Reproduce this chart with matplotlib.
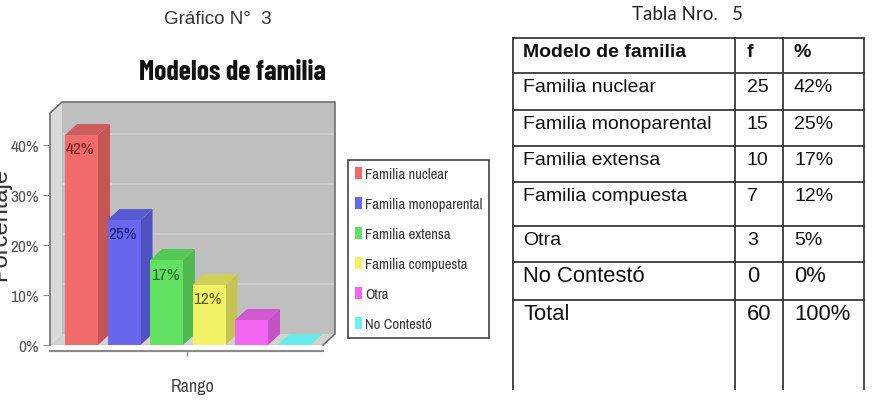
import matplotlib
matplotlib.use("Agg")
import matplotlib.pyplot as plt
from matplotlib.patches import Polygon
from matplotlib.ticker import PercentFormatter

# datos
categorias = ['Familia nuclear', 'Familia monoparental', 'Familia extensa',
              'Familia compuesta', 'Otra', 'No Contestó']
frecuencia = [25, 15, 10, 7, 3, 0]
porcentaje = [42, 25, 17, 12, 5, 0]
total_f = 60
total_pct = 100
yticks = [0, 10, 20, 30, 40]

# colores de las barras (frente, lado, techo, etiqueta)
c_front = ['#f26b6b', '#6868ee', '#62e062', '#f2f266', '#f266f2', '#6cf0f0']
c_side = ['#c45555', '#5050c0', '#4fb84f', '#c4c452', '#c452c4', '#52c4c4']
c_top = ['#cd5d5d', '#5a5ad0', '#56c856', '#d0d058', '#d058d0', '#66eaea']
c_lab = ['#7a2020', '#20207a', '#1f6a1f', '#5f5f18']

narrow = ['Archivo Narrow', 'DejaVu Sans']
cond_bold = ['Barlow Condensed', 'DejaVu Sans']
arial = ['Liberation Sans', 'DejaVu Sans']

W, H = 873, 402
fig = plt.figure(figsize=(W / 100, H / 100), dpi=100)

# ---- grafico 3D falso ----
px = 42.5                      # pixeles por categoria
xl = -31.5 / px                # borde izquierdo del plano frontal
xr = xl + 273 / px             # borde derecho del plano frontal
dx, dy = 12 / px, 2.2          # profundidad
ftop = 46.4                    # alto de la pared frontal
ax = fig.add_axes([50 / W, 56 / H, 285 / W, 243 / H])
ax.set_xlim(xl, xl + 285 / px)
ax.set_ylim(0, ftop + dy)
ax.patch.set_visible(False)
for s in ax.spines.values():
    s.set_visible(False)

# paredes
ax.add_patch(Polygon([(xl + dx, dy), (xr + dx, dy), (xr + dx, ftop + dy), (xl + dx, ftop + dy)],
                     closed=True, fc='#bfbfbf', ec='none', zorder=0))
ax.add_patch(Polygon([(xl, 0), (xl + dx, dy), (xl + dx, ftop + dy), (xl, ftop)],
                     closed=True, fc='#d9d9d9', ec='none', zorder=0))
ax.add_patch(Polygon([(xl, 0), (xr, 0), (xr + dx, dy), (xl + dx, dy)],
                     closed=True, fc='#d2d2d2', ec='none', zorder=0))
for t in yticks[1:]:
    ax.plot([xl + dx, xr + dx], [t + dy, t + dy], color='#d0d0d0', lw=1.2, zorder=1)
ax.plot([xl, xl, xl + dx, xr + dx, xr + dx, xr], [0, ftop, ftop + dy, ftop + dy, dy, 0],
        color='#6f6f6f', lw=1.2, zorder=1, clip_on=False)
ax.plot([xl, xr], [0, 0], color='#b8b8b8', lw=1, zorder=1)

# barras
w = 33 / px
xs = list(range(len(porcentaje)))
bars = ax.bar(xs, porcentaje, width=w, color=c_front, linewidth=0)
for i, (x, v) in enumerate(zip(xs, porcentaje)):
    bars.patches[i].set_zorder(3 + 2 * i + 1)
    a, b = x - w / 2, x + w / 2
    ax.add_patch(Polygon([(b, 0), (b + dx, dy), (b + dx, v + dy), (b, v)],
                         closed=True, fc=c_side[i], ec='none', zorder=3 + 2 * i))
    ax.add_patch(Polygon([(a, v), (a + dx, v + dy), (b + dx, v + dy), (b, v)],
                         closed=True, fc=c_top[i], ec='none', zorder=3 + 2 * i))
    if v >= 10:
        ax.text(a + 0.02, v - 2.8, f'{v}%', ha='left', va='center', fontsize=12.5,
                family=narrow, color=c_lab[i], zorder=20)

# ejes
ax.set_xticks([])
ax.set_yticks(yticks)
ax.yaxis.set_major_formatter(PercentFormatter(decimals=0))
ax.tick_params(axis='y', length=5, color='#8a8a8a', pad=3, labelsize=12.5, labelcolor='#555555')
for lb in ax.get_yticklabels():
    lb.set_family(narrow)
ax.plot([xl, xr], [-1.2, -1.2], color='#8a8a8a', lw=1.5, clip_on=False)
ax.plot([(xl + xr) / 2] * 2, [-1.2, -1.9], color='#8a8a8a', lw=1, clip_on=False)
ax.text(0.5, -41 / 243, 'Rango', transform=ax.transAxes, ha='center', va='center',
        fontsize=13, family=narrow, color='#444444')
fig.text(0, 1 - 225 / H, 'Porcentaje', rotation=90, ha='center', va='center',
         fontsize=17, family=arial, color='#333333')
fig.text(232 / W, 1 - 72 / H, 'Modelos de familia', ha='center', va='center',
         fontsize=20, family=cond_bold, weight='bold', color='#111111')
fig.text(218 / W, 1 - 20 / H, 'Gráfico N°  3', ha='center', va='center',
         fontsize=13.5, family=arial, color='#333333')

leg = ax.legend(bars.patches, categorias, loc='upper left',
                bbox_to_anchor=(348 / W, 1 - 161 / H), bbox_transform=fig.transFigure,
                prop={'family': narrow, 'size': 10.5}, labelcolor='#333333',
                frameon=True, fancybox=False, edgecolor='#444444', framealpha=1,
                handlelength=0.5, handleheight=0.95, handletextpad=0.2,
                labelspacing=1.08, borderpad=0.45, borderaxespad=0)
leg.get_frame().set_linewidth(1.2)

# ---- tabla ----
cols_x = [513, 735, 783, 864]
rows_y = [39, 74, 111, 147, 183, 227, 263, 301]
bottom_y = 390
tx = fig.add_axes([0, 0, 1, 1])
tx.set_xlim(0, W)
tx.set_ylim(H, 0)
tx.axis('off')
for y in rows_y:
    tx.plot([cols_x[0], cols_x[-1]], [y, y], color='#3a3a3a', lw=1.3)
for x in cols_x:
    tx.plot([x, x], [rows_y[0], bottom_y], color='#3a3a3a', lw=1.3)

encabezado = ['Modelo de familia', 'f', '%']
filas = [encabezado] + [[c, str(f), f'{p}%'] for c, f, p in zip(categorias, frecuencia, porcentaje)]
filas.append(['Total', str(total_f), f'{total_pct}%'])
sizes = [14, 14, 14, 14, 14, 14, 15.8, 15.8]
pads = [10, 12, 11]
for r, fila in enumerate(filas):
    for c, txt in enumerate(fila):
        tx.text(cols_x[c] + pads[c], rows_y[r] + 13.5, txt, ha='left', va='center',
                fontsize=sizes[r], family=arial, color='#111111',
                weight='bold' if r == 0 else 'normal')

fig.text(687 / W, 1 - 14 / H, 'Tabla Nro.   5', ha='center', va='center',
         fontsize=13.5, family=['Lato', 'DejaVu Sans'], color='#222222')

fig.savefig('out.png', dpi=100)
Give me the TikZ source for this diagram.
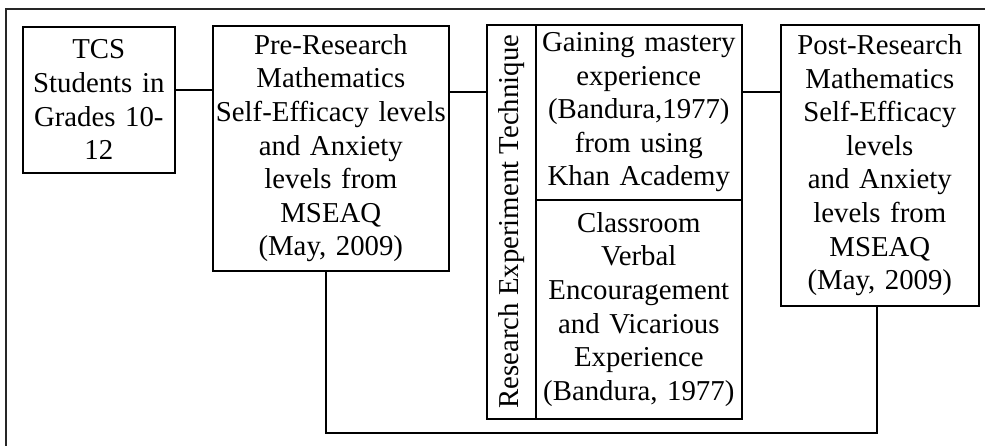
\documentclass[tikz,border=0pt]{standalone}
\usepackage{fontspec}
\setmainfont{Liberation Serif}
\begin{document}
\begin{tikzpicture}[x=1pt,y=-1pt,
  every node/.style={font=\fontsize{28.8}{33.6}\selectfont},
  box/.style={draw, line width=1.6pt, anchor=north west, align=center,
              inner xsep=2pt, inner ysep=0pt},
  link/.style={line width=1.6pt},
  frame/.style={line width=1.8pt, draw=black!85}]
\useasboundingbox (0,0) rectangle (985,446);
% surrounding frame (runs past the right and bottom edges)
\coordinate (fTL) at (6,9);
\coordinate (fTR) at (990,9);
\coordinate (fBL) at (6,450);
\draw[frame] (fBL) -- (fTL) -- (fTR);

% boxes
\node[box, text width=148pt, minimum width=152pt, minimum height=146pt] (TCS) at (22,26)
  {TCS\\Students in\\Grades 10-\\12};
\node[box, text width=232pt, minimum width=236pt, minimum height=245pt] (Pre) at (212,25)
  {Pre-Research\\Mathematics\\Self-Efficacy levels\\and Anxiety\\levels from\\MSEAQ\\(May, 2009)};
\node[box, minimum width=49pt, minimum height=394pt] (RET) at (486,24) {};
\node[rotate=90, inner sep=0pt] (RETlabel) at (RET.center) {Research Experiment Technique};
\node[box, text width=202pt, minimum width=206pt, minimum height=175pt] (Gain) at (535,24)
  {Gaining mastery\\experience\\(Bandura,1977)\\from using\\Khan Academy};
\node[box, text width=202pt, minimum width=206pt, minimum height=219pt] (Class) at (535,199)
  {Classroom\\Verbal\\Encouragement\\and Vicarious\\Experience\\(Bandura, 1977)};
\node[box, text width=194pt, minimum width=198pt, minimum height=281pt] (Post) at (780,24)
  {Post-Research\\Mathematics\\Self-Efficacy\\levels\\and Anxiety\\levels from\\MSEAQ\\(May, 2009)};

% connector heights and loop corners
\coordinate (y1) at (0,90);
\coordinate (y2) at (0,92);
\coordinate (preX) at (326,0);
\coordinate (postX) at (877,0);
\coordinate (loopL) at (326,433);
\coordinate (loopR) at (877,433);

\draw[link] (TCS.east |- y1) -- (Pre.west |- y1);
\draw[link] (Pre.east |- y2) -- (RET.west |- y2);
\draw[link] (Gain.east |- y2) -- (Post.west |- y2);
\draw[link] (Pre.south -| preX) -- (loopL) -- (loopR) -- (Post.south -| postX);
\end{tikzpicture}
\end{document}
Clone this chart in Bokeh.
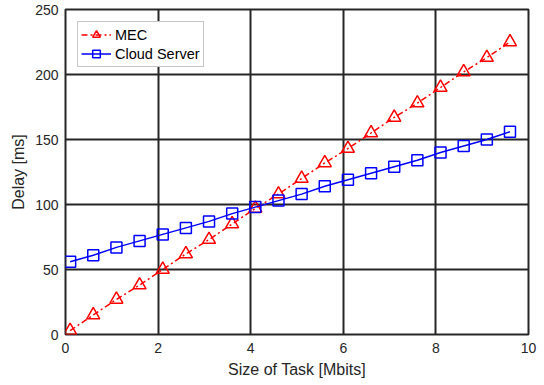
from bokeh.plotting import figure
from bokeh.models import Range1d, FixedTicker, Legend, LegendItem
from bokeh.embed import file_html
from bokeh.resources import INLINE

task_size = [0.1, 0.6, 1.1, 1.6, 2.1, 2.6, 3.1, 3.6, 4.1, 4.6,
             5.1, 5.6, 6.1, 6.6, 7.1, 7.6, 8.1, 8.6, 9.1, 9.6]
mec_delay = [3, 15, 27, 38, 50, 62, 73, 85, 97, 108,
             120, 132, 143, 155, 167, 178, 190, 202, 213, 225]
cloud_delay = [56, 61, 67, 72, 77, 82, 87, 93, 98, 103,
               108, 114, 119, 124, 129, 134, 140, 145, 150, 156]
x_ticks = [0, 2, 4, 6, 8, 10]
y_ticks = [0, 50, 100, 150, 200, 250]

FONT = "Liberation Sans"
TXT = "#262626"

p = figure(width=544, height=385, output_backend="svg", toolbar_location=None,
           x_range=Range1d(0, 10), y_range=Range1d(0, 250),
           min_border_left=65, min_border_right=16, min_border_top=9, min_border_bottom=51)
p.background_fill_color = "white"
p.border_fill_color = "white"
p.outline_line_color = TXT
p.outline_line_width = 2
p.outline_line_alpha = 1

for ax in (p.xaxis[0], p.yaxis[0]):
    ax.axis_line_color = None
    ax.major_tick_in = 0
    ax.major_tick_out = 0
    ax.minor_tick_in = 0
    ax.minor_tick_out = 0
    ax.major_label_text_font = FONT
    ax.major_label_text_font_size = "14px"
    ax.major_label_text_color = TXT
    ax.axis_label_text_font = FONT
    ax.axis_label_text_font_size = "16px"
    ax.axis_label_text_font_style = "normal"
    ax.axis_label_text_color = TXT

p.xaxis.ticker = FixedTicker(ticks=x_ticks)
p.yaxis.ticker = FixedTicker(ticks=y_ticks)
p.xaxis.axis_label = "Size of Task [Mbits]"
p.yaxis.axis_label = "Delay [ms]"
p.xaxis.major_label_standoff = 8
p.yaxis.major_label_standoff = 7
p.xaxis.axis_label_standoff = 5
p.yaxis.axis_label_standoff = 5

p.xgrid.ticker = FixedTicker(ticks=x_ticks)
p.ygrid.ticker = FixedTicker(ticks=y_ticks)
for g in (p.xgrid[0], p.ygrid[0]):
    g.grid_line_color = TXT
    g.grid_line_width = 2
    g.grid_line_alpha = 1

mec_line = p.line(task_size, mec_delay, line_color="#FF0000", line_width=1.5, line_dash="6 3 2 3")
mec_mark = p.scatter(task_size, mec_delay, marker="triangle", size=13, line_color="#FF0000",
                     line_width=1.5, fill_color=None)
cl_line = p.line(task_size, cloud_delay, line_color="#0000FF", line_width=1.5)
cl_mark = p.scatter(task_size, cloud_delay, marker="square", size=11, line_color="#0000FF",
                    line_width=1.5, fill_color=None)

legend = Legend(items=[LegendItem(label="MEC", renderers=[mec_line, mec_mark]),
                       LegendItem(label="Cloud Server", renderers=[cl_line, cl_mark])],
                location="top_left")
legend.margin = 12
legend.padding = 3
legend.spacing = 0
legend.glyph_width = 30
legend.glyph_height = 19
legend.label_height = 19
legend.label_standoff = 4
legend.label_text_font = FONT
legend.label_text_font_size = "14.5px"
legend.label_text_color = "black"
legend.border_line_color = "#8c8c8c"
legend.border_line_width = 1
legend.background_fill_color = "white"
legend.background_fill_alpha = 1
p.add_layout(legend)

open("out.html", "w").write(file_html(p, INLINE))
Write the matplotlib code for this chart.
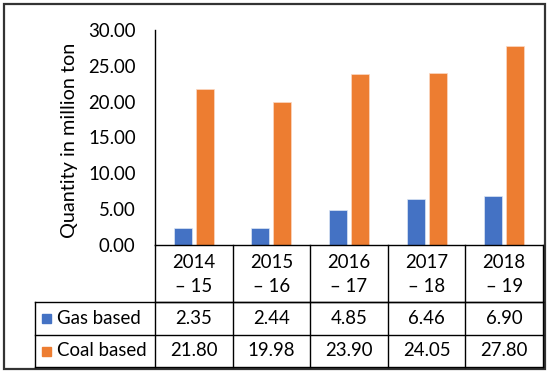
◆ ◆ ◆ ◆
● **WHAT TO DO**: The lines you need run from the one containing "Clone this chart in Bokeh." down to the one containing "p.outline_line_alpha = 1"; print them exactly, both ends included, and leave out pictures.

● **THE OUTPUT**:
Clone this chart in Bokeh.
from bokeh.plotting import figure
from bokeh.models import Range1d, FixedTicker, Legend, LegendItem
from bokeh.embed import file_html
from bokeh.resources import INLINE

task_size = [0.1, 0.6, 1.1, 1.6, 2.1, 2.6, 3.1, 3.6, 4.1, 4.6,
             5.1, 5.6, 6.1, 6.6, 7.1, 7.6, 8.1, 8.6, 9.1, 9.6]
mec_delay = [3, 15, 27, 38, 50, 62, 73, 85, 97, 108,
             120, 132, 143, 155, 167, 178, 190, 202, 213, 225]
cloud_delay = [56, 61, 67, 72, 77, 82, 87, 93, 98, 103,
               108, 114, 119, 124, 129, 134, 140, 145, 150, 156]
x_ticks = [0, 2, 4, 6, 8, 10]
y_ticks = [0, 50, 100, 150, 200, 250]

FONT = "Liberation Sans"
TXT = "#262626"

p = figure(width=544, height=385, output_backend="svg", toolbar_location=None,
           x_range=Range1d(0, 10), y_range=Range1d(0, 250),
           min_border_left=65, min_border_right=16, min_border_top=9, min_border_bottom=51)
p.background_fill_color = "white"
p.border_fill_color = "white"
p.outline_line_color = TXT
p.outline_line_width = 2
p.outline_line_alpha = 1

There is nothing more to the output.